I have arrived in Hyderabad, the southern capital of Muslim India, though there are strong Hindi and Buddhist influences here. The city is built upon the Deccan plateau, supposedly the oldest geological formation in India, and is clean, bustling and seemingly well organized. It is yet another example of urban India successfully straddling the old and new worlds. The city’s centre is a giant new statue of Buddha in the middle of the lake, much like the Statue of Liberty. Apparently, the thing to do here is to parasail around the statue. I’ll see if I can swing that.

But Hyderabad is also called Cyberabad because it competes with Bangalore to be India’s computer capital. Yet, unlike in Bangalore, I’ve had to struggle to find an internet cafe, and so far hardware stores are nowhere in sight.

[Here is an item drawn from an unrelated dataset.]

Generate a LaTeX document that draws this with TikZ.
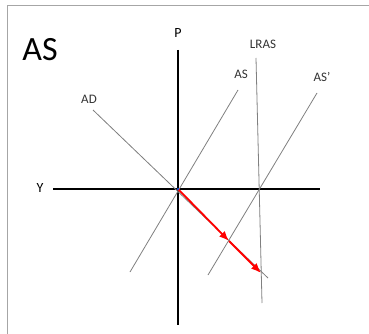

Another strange thing about Hyderabad: it doesn’t seem to wake up until about 11:AM. I had yet another unplanned fast forced upon me when I fell asleep last night after a day of imbibing only breakfast and, um, whiskey, then waking up to find a city devoid of open restaurants! It’s a surreal thing, really, suffling past street kids defecating on the sidewalk as I, in my calory-deficient state, must have looked like a drunkard with expensive sunglasses. After about 20 hours without food, I finally found a place selling “vegetarian sandwiches”, which are esentially two slices of bread with raging hot chillis pressed between them. But it was food, dammit!

Some initial impressions of Hyderabad: it doesn’t have a tourism focus, since travellers’ services are much more sparse than I’ve seen in other cities, and indeed I’ve yet to see a single white person here. And it seems to take the traffic thing seriously! There are actually traffic police at all the major intersections, controlling the flow of cars and allowing pedestrians to cross!

This is no small thing, as urban India seems to be at constant war with pedestrians. First, traffic jams and the flood of vehicles makes crossing streets nearly impossible; I risk my life hourly, it seems. Part of the reason for this is the plethora of motorcycles, scooters and rickshaws, all of which fill any space on the road that opens up, thus preventing cars from shifting lanes. The constant lateral movement of vehicles makes it very problematic for a pedestrian to find an opening to cross.

Second, there is a constant rejection of the ethic of the sidewalk. Wherever public planners have built footpaths or sidewalks, you will instead find sleeping families, sleeping dogs, parked motorcycles or rickshaws, vending stalls, feces of questionable origin, or just some fellow standing in your way. As frustrating as this is, I remind myself to shrug and deal with it. This is their country, not mine. They are entitled to run it as they please.

As I’ve stumbled about this town, I often see scrawled on the walls: “Don’t pass urine here.” Then, along one of Hyderabad’s busiest roads, I found a series of public urinals. And sure enough, businessmen were stopping to drain the dragon then shuffling off. So civilized! If not for the odour, and the penchant for attracting pervs, I’d recommend the same for Canadian cities.

Well, I have two and half days to spend in this metropolis. I’m so drained and calory deficient that all I want to do is lie in bed and read Harry Potter. But hey, it’s my vacation, so I’ll spend it how I choose!